*Supplied material*
※

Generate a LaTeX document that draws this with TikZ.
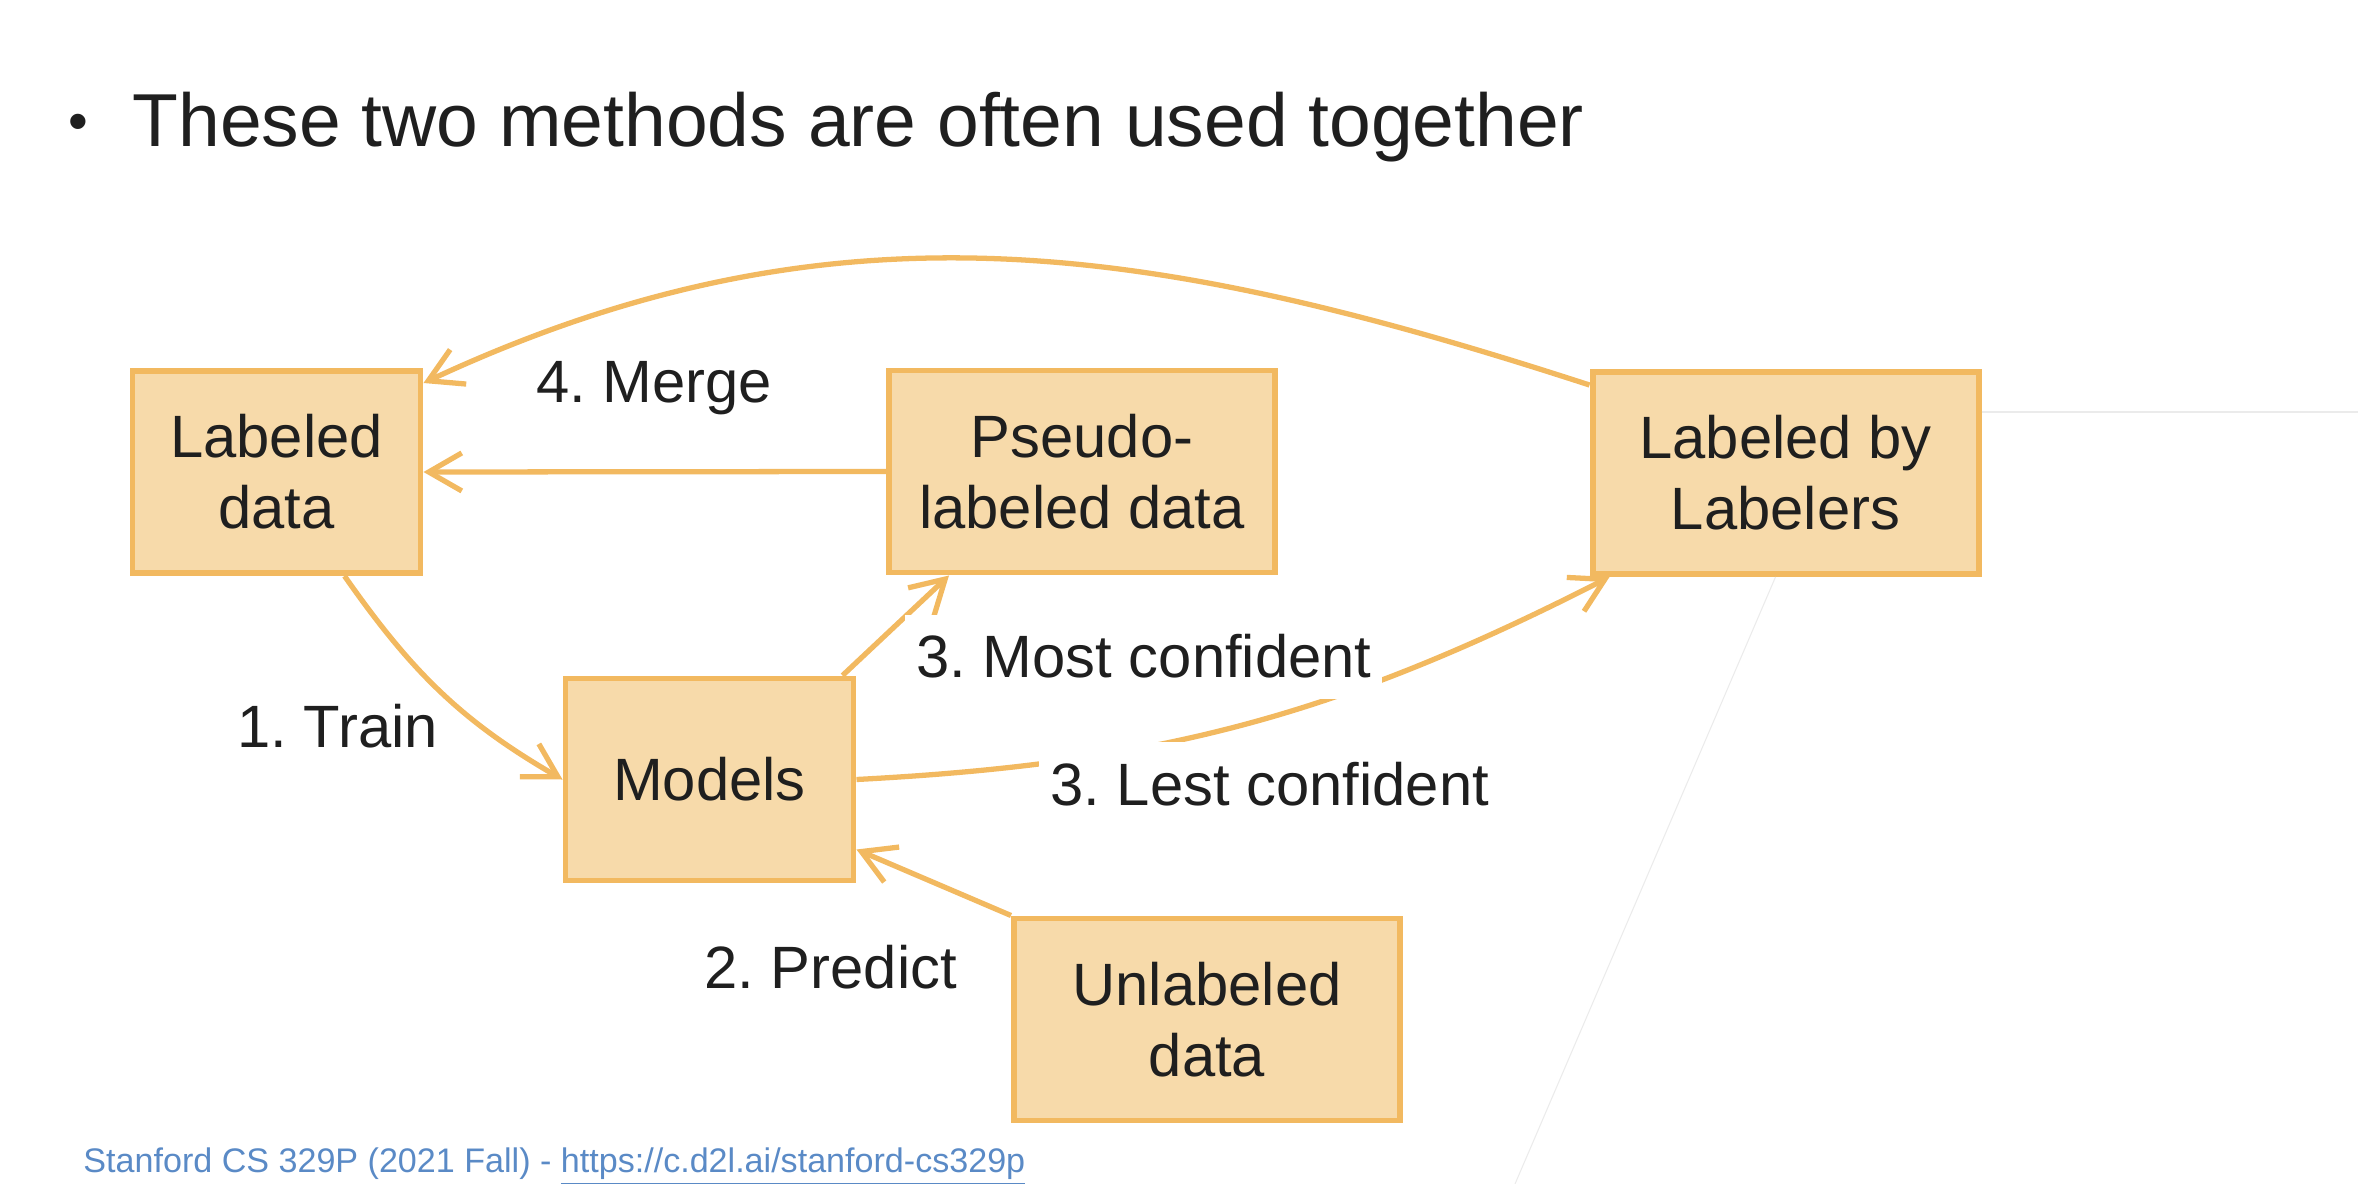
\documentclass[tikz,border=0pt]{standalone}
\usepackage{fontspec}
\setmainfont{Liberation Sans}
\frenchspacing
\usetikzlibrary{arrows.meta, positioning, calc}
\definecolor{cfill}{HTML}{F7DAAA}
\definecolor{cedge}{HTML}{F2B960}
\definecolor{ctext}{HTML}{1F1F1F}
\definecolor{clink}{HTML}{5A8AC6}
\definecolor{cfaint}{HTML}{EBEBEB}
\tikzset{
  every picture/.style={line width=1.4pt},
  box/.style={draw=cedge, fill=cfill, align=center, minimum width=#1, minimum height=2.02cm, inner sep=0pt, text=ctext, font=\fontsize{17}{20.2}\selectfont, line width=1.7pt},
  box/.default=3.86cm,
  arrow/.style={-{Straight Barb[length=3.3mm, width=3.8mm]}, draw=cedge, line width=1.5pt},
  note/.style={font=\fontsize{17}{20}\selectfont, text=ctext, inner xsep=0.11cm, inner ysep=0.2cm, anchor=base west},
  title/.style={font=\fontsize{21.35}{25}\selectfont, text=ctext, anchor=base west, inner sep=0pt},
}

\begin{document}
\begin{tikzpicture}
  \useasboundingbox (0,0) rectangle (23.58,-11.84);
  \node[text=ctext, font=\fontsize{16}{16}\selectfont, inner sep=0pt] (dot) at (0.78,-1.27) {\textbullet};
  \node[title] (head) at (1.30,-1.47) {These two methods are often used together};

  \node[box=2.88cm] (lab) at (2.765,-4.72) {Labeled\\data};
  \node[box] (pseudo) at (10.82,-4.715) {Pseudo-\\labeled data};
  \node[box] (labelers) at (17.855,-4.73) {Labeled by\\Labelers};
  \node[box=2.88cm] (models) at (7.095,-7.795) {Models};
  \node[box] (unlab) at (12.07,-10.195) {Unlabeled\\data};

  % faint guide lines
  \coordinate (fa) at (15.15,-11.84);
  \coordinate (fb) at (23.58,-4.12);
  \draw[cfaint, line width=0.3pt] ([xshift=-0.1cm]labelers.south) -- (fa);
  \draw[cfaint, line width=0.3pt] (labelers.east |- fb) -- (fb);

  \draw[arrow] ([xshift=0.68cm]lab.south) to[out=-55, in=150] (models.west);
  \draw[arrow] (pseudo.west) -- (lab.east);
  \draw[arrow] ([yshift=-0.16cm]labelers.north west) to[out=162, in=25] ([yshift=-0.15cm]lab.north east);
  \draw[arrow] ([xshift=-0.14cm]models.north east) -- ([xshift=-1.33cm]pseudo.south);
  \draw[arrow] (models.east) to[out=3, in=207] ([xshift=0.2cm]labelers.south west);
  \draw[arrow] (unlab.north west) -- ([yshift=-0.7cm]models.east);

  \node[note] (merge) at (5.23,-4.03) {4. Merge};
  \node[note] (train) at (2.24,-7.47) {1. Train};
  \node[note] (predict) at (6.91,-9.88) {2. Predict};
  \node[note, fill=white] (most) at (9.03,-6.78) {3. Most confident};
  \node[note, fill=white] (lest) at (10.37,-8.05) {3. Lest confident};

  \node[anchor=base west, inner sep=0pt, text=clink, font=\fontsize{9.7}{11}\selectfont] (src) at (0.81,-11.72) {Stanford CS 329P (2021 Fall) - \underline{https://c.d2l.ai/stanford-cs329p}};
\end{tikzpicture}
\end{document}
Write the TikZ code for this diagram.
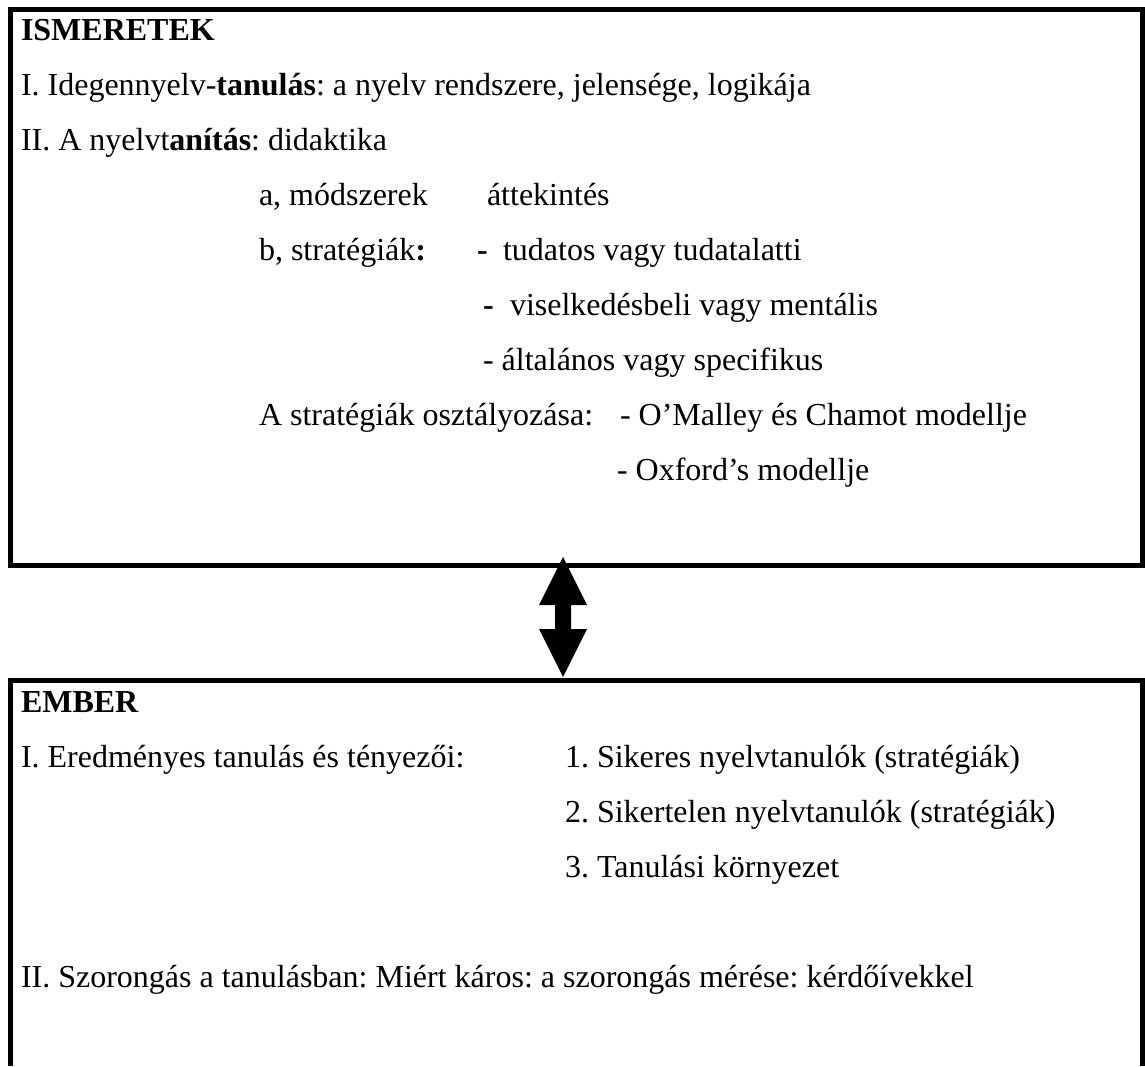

※

*Set exercise*
Reproduce only the lines from the beginning of the data through the line that contains "(labelers.east |- fb) -- (fb);", both included, and please drop the pictures.

*Complete answer*
Generate a LaTeX document that draws this with TikZ.
\documentclass[tikz,border=0pt]{standalone}
\usepackage{fontspec}
\setmainfont{Liberation Sans}
\frenchspacing
\usetikzlibrary{arrows.meta, positioning, calc}
\definecolor{cfill}{HTML}{F7DAAA}
\definecolor{cedge}{HTML}{F2B960}
\definecolor{ctext}{HTML}{1F1F1F}
\definecolor{clink}{HTML}{5A8AC6}
\definecolor{cfaint}{HTML}{EBEBEB}
\tikzset{
  every picture/.style={line width=1.4pt},
  box/.style={draw=cedge, fill=cfill, align=center, minimum width=#1, minimum height=2.02cm, inner sep=0pt, text=ctext, font=\fontsize{17}{20.2}\selectfont, line width=1.7pt},
  box/.default=3.86cm,
  arrow/.style={-{Straight Barb[length=3.3mm, width=3.8mm]}, draw=cedge, line width=1.5pt},
  note/.style={font=\fontsize{17}{20}\selectfont, text=ctext, inner xsep=0.11cm, inner ysep=0.2cm, anchor=base west},
  title/.style={font=\fontsize{21.35}{25}\selectfont, text=ctext, anchor=base west, inner sep=0pt},
}

\begin{document}
\begin{tikzpicture}
  \useasboundingbox (0,0) rectangle (23.58,-11.84);
  \node[text=ctext, font=\fontsize{16}{16}\selectfont, inner sep=0pt] (dot) at (0.78,-1.27) {\textbullet};
  \node[title] (head) at (1.30,-1.47) {These two methods are often used together};

  \node[box=2.88cm] (lab) at (2.765,-4.72) {Labeled\\data};
  \node[box] (pseudo) at (10.82,-4.715) {Pseudo-\\labeled data};
  \node[box] (labelers) at (17.855,-4.73) {Labeled by\\Labelers};
  \node[box=2.88cm] (models) at (7.095,-7.795) {Models};
  \node[box] (unlab) at (12.07,-10.195) {Unlabeled\\data};

  % faint guide lines
  \coordinate (fa) at (15.15,-11.84);
  \coordinate (fb) at (23.58,-4.12);
  \draw[cfaint, line width=0.3pt] ([xshift=-0.1cm]labelers.south) -- (fa);
  \draw[cfaint, line width=0.3pt] (labelers.east |- fb) -- (fb);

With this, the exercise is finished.